• [Data entries]
====
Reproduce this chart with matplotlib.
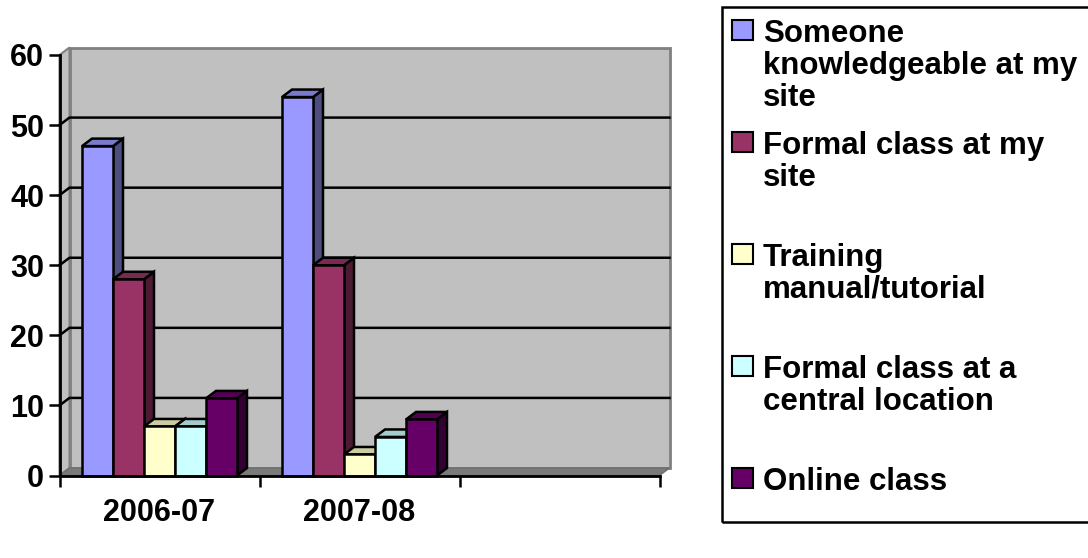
import matplotlib
matplotlib.use("Agg")
import matplotlib.pyplot as plt
from matplotlib.patches import Polygon, Rectangle
import numpy as np

# ---- data ----
categories = ["2006-07", "2007-08", ""]
series_names = [
    "Someone\nknowledgeable at my\nsite",
    "Formal class at my\nsite",
    "Training\nmanual/tutorial",
    "Formal class at a\ncentral location",
    "Online class",
]
values = {
    "Someone knowledgeable at my site": [47, 54, None],
    "Formal class at my site": [28, 30, None],
    "Training manual/tutorial": [7, 3, None],
    "Formal class at a central location": [7, 5.5, None],
    "Online class": [11, 8, None],
}
y_ticks = [0, 10, 20, 30, 40, 50, 60]

# ---- styles ----
front_colors = ["#9999FF", "#993366", "#FFFFCC", "#CCFFFF", "#660066"]
top_colors = ["#7A7ACC", "#7A2952", "#CCCCA3", "#A3CCCC", "#520052"]
side_colors = ["#4D4D80", "#4D1A33", "#808066", "#668080", "#330033"]

plt.rcParams["font.family"] = ["Liberation Sans", "DejaVu Sans"]
plt.rcParams["font.weight"] = "bold"

W, H = 1088, 558
fig = plt.figure(figsize=(W / 100, H / 100), dpi=100)
x0_px, x1_px = 59.5, 659.5
y0_px, y1_px = 475.5, 55.0
ax = fig.add_axes([x0_px / W, (H - y0_px) / H, (x1_px - x0_px) / W, (y0_px - y1_px) / H])
ax.set_xlim(0, len(categories))
ax.set_ylim(0, 60)
ax.patch.set_visible(False)

# depth offsets in data units (10 px right, 7.5 px up)
ddx = 10 * len(categories) / (x1_px - x0_px)
ddy = 7.5 * 60 / (y0_px - y1_px)
ncat = len(categories)

# back wall, side wall, floor
wall = Polygon([(ddx, ddy), (ncat + ddx, ddy), (ncat + ddx, 60 + ddy), (ddx, 60 + ddy)],
               closed=True, fc="#C0C0C0", ec="#808080", lw=2, clip_on=False, zorder=0)
side = Polygon([(0, 0), (ddx, ddy), (ddx, 60 + ddy), (0, 60)],
               closed=True, fc="#C0C0C0", ec="#808080", lw=1.5, clip_on=False, zorder=0)
floor = Polygon([(0, 0), (ncat, 0), (ncat + ddx, ddy), (ddx, ddy)],
                closed=True, fc="#7A7A7A", ec="#6E6E6E", lw=1, clip_on=False, zorder=0.5)
for p in (wall, side, floor):
    ax.add_patch(p)

# gridlines on the wall
for v in y_ticks[1:-1]:
    ax.plot([0, ddx, ncat + ddx], [v, v + ddy, v + ddy], color="black", lw=1.8,
            clip_on=False, zorder=0.8)

# bars
nser = len(series_names)
bw = 0.155
group_w = bw * nser
keys = list(values.keys())
z = 2
for ci in range(ncat):
    for si, key in enumerate(keys):
        v = values[key][ci]
        if v is None:
            continue
        xl = ci + 0.5 - group_w / 2 + si * bw
        xr = xl + bw
        # side face
        ax.add_patch(Polygon([(xr, 0), (xr + ddx, ddy), (xr + ddx, v + ddy), (xr, v)],
                             closed=True, fc=side_colors[si], ec="black", lw=1.8,
                             clip_on=False, zorder=z))
        # top face
        ax.add_patch(Polygon([(xl, v), (xr, v), (xr + ddx, v + ddy), (xl + ddx, v + ddy)],
                             closed=True, fc=top_colors[si], ec="black", lw=1.8,
                             clip_on=False, zorder=z))
        # front face
        ax.bar(xl, v, width=bw, align="edge", color=front_colors[si], edgecolor="black",
               linewidth=1.8, zorder=z + 0.1, clip_on=False)
        z += 0.2

# axes styling
for s in ("top", "right"):
    ax.spines[s].set_visible(False)
for s in ("left", "bottom"):
    ax.spines[s].set_linewidth(2)
    ax.spines[s].set_zorder(50)
ax.set_yticks(y_ticks)
ax.set_yticklabels([str(t) for t in y_ticks], fontsize=22, fontweight="bold")
ax.tick_params(axis="y", direction="out", length=8, width=1.8, pad=3)
ax.set_xticks(np.arange(ncat + 1))
ax.set_xticklabels([])
ax.tick_params(axis="x", which="major", direction="out", length=8, width=1.8)
ax.set_xticks(np.arange(ncat) + 0.5, minor=True)
ax.set_xticklabels(categories, minor=True, fontsize=22, fontweight="bold")
ax.tick_params(axis="x", which="minor", length=0, pad=16)

# legend (manual, in pixel-based figure coordinates)
fig.add_artist(Rectangle((722 / W, (H - 522) / H), (1100 - 722) / W, (522 - 7) / H,
                         transform=fig.transFigure, fill=False, ec="black", lw=1.8,
                         clip_on=False))
cap_tops = [20, 132, 244, 356, 468]
for si, name in enumerate(series_names):
    top = cap_tops[si]
    fig.add_artist(Rectangle((732 / W, (H - top - 20) / H), 21 / W, 20 / H,
                             transform=fig.transFigure, fc=front_colors[si], ec="black", lw=1.5))
    fig.text(763 / W, (H - top + 1) / H, name, fontsize=22.5, fontweight="bold",
             va="top", ha="left", linespacing=1.08)

fig.savefig("out.png", dpi=100)
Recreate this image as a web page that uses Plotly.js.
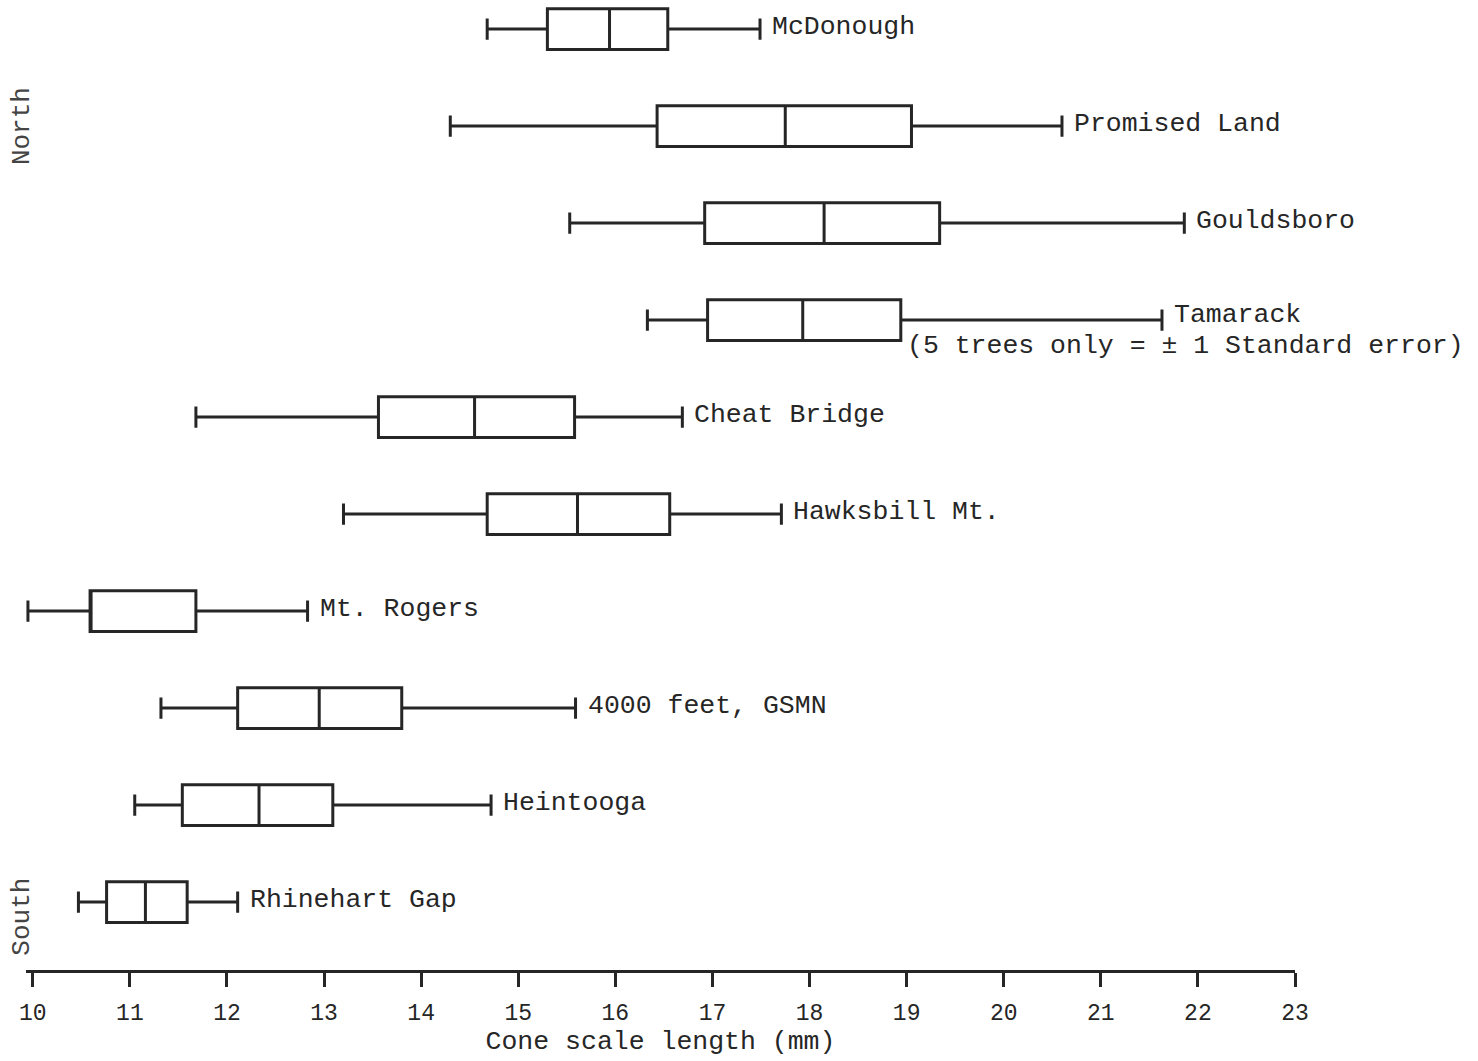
====
Reproduce the listing above exactly, excluding all pictures.

Reproduce this chart with matplotlib.
import matplotlib
matplotlib.use("Agg")
import matplotlib.pyplot as plt
from matplotlib.patches import Polygon, Rectangle
import numpy as np

# ---- data ----
categories = ["2006-07", "2007-08", ""]
series_names = [
    "Someone\nknowledgeable at my\nsite",
    "Formal class at my\nsite",
    "Training\nmanual/tutorial",
    "Formal class at a\ncentral location",
    "Online class",
]
values = {
    "Someone knowledgeable at my site": [47, 54, None],
    "Formal class at my site": [28, 30, None],
    "Training manual/tutorial": [7, 3, None],
    "Formal class at a central location": [7, 5.5, None],
    "Online class": [11, 8, None],
}
y_ticks = [0, 10, 20, 30, 40, 50, 60]

# ---- styles ----
front_colors = ["#9999FF", "#993366", "#FFFFCC", "#CCFFFF", "#660066"]
top_colors = ["#7A7ACC", "#7A2952", "#CCCCA3", "#A3CCCC", "#520052"]
side_colors = ["#4D4D80", "#4D1A33", "#808066", "#668080", "#330033"]

plt.rcParams["font.family"] = ["Liberation Sans", "DejaVu Sans"]
plt.rcParams["font.weight"] = "bold"

W, H = 1088, 558
fig = plt.figure(figsize=(W / 100, H / 100), dpi=100)
x0_px, x1_px = 59.5, 659.5
y0_px, y1_px = 475.5, 55.0
ax = fig.add_axes([x0_px / W, (H - y0_px) / H, (x1_px - x0_px) / W, (y0_px - y1_px) / H])
ax.set_xlim(0, len(categories))
ax.set_ylim(0, 60)
ax.patch.set_visible(False)

# depth offsets in data units (10 px right, 7.5 px up)
ddx = 10 * len(categories) / (x1_px - x0_px)
ddy = 7.5 * 60 / (y0_px - y1_px)
ncat = len(categories)

# back wall, side wall, floor
wall = Polygon([(ddx, ddy), (ncat + ddx, ddy), (ncat + ddx, 60 + ddy), (ddx, 60 + ddy)],
               closed=True, fc="#C0C0C0", ec="#808080", lw=2, clip_on=False, zorder=0)
side = Polygon([(0, 0), (ddx, ddy), (ddx, 60 + ddy), (0, 60)],
               closed=True, fc="#C0C0C0", ec="#808080", lw=1.5, clip_on=False, zorder=0)
floor = Polygon([(0, 0), (ncat, 0), (ncat + ddx, ddy), (ddx, ddy)],
                closed=True, fc="#7A7A7A", ec="#6E6E6E", lw=1, clip_on=False, zorder=0.5)
for p in (wall, side, floor):
    ax.add_patch(p)

# gridlines on the wall
for v in y_ticks[1:-1]:
    ax.plot([0, ddx, ncat + ddx], [v, v + ddy, v + ddy], color="black", lw=1.8,
            clip_on=False, zorder=0.8)

# bars
nser = len(series_names)
bw = 0.155
group_w = bw * nser
keys = list(values.keys())
z = 2
for ci in range(ncat):
    for si, key in enumerate(keys):
        v = values[key][ci]
        if v is None:
            continue
        xl = ci + 0.5 - group_w / 2 + si * bw
        xr = xl + bw
        # side face
        ax.add_patch(Polygon([(xr, 0), (xr + ddx, ddy), (xr + ddx, v + ddy), (xr, v)],
                             closed=True, fc=side_colors[si], ec="black", lw=1.8,
                             clip_on=False, zorder=z))
        # top face
        ax.add_patch(Polygon([(xl, v), (xr, v), (xr + ddx, v + ddy), (xl + ddx, v + ddy)],
                             closed=True, fc=top_colors[si], ec="black", lw=1.8,
                             clip_on=False, zorder=z))
        # front face
        ax.bar(xl, v, width=bw, align="edge", color=front_colors[si], edgecolor="black",
               linewidth=1.8, zorder=z + 0.1, clip_on=False)
        z += 0.2

# axes styling
for s in ("top", "right"):
    ax.spines[s].set_visible(False)
for s in ("left", "bottom"):
    ax.spines[s].set_linewidth(2)
    ax.spines[s].set_zorder(50)
ax.set_yticks(y_ticks)
ax.set_yticklabels([str(t) for t in y_ticks], fontsize=22, fontweight="bold")
ax.tick_params(axis="y", direction="out", length=8, width=1.8, pad=3)
ax.set_xticks(np.arange(ncat + 1))
ax.set_xticklabels([])
ax.tick_params(axis="x", which="major", direction="out", length=8, width=1.8)
ax.set_xticks(np.arange(ncat) + 0.5, minor=True)
ax.set_xticklabels(categories, minor=True, fontsize=22, fontweight="bold")
ax.tick_params(axis="x", which="minor", length=0, pad=16)

# legend (manual, in pixel-based figure coordinates)
fig.add_artist(Rectangle((722 / W, (H - 522) / H), (1100 - 722) / W, (522 - 7) / H,
                         transform=fig.transFigure, fill=False, ec="black", lw=1.8,
                         clip_on=False))
cap_tops = [20, 132, 244, 356, 468]
for si, name in enumerate(series_names):
    top = cap_tops[si]
    fig.add_artist(Rectangle((732 / W, (H - top - 20) / H), 21 / W, 20 / H,
                             transform=fig.transFigure, fc=front_colors[si], ec="black", lw=1.5))
    fig.text(763 / W, (H - top + 1) / H, name, fontsize=22.5, fontweight="bold",
             va="top", ha="left", linespacing=1.08)

fig.savefig("out.png", dpi=100)
Recreate this image as a web page that uses Plotly.js.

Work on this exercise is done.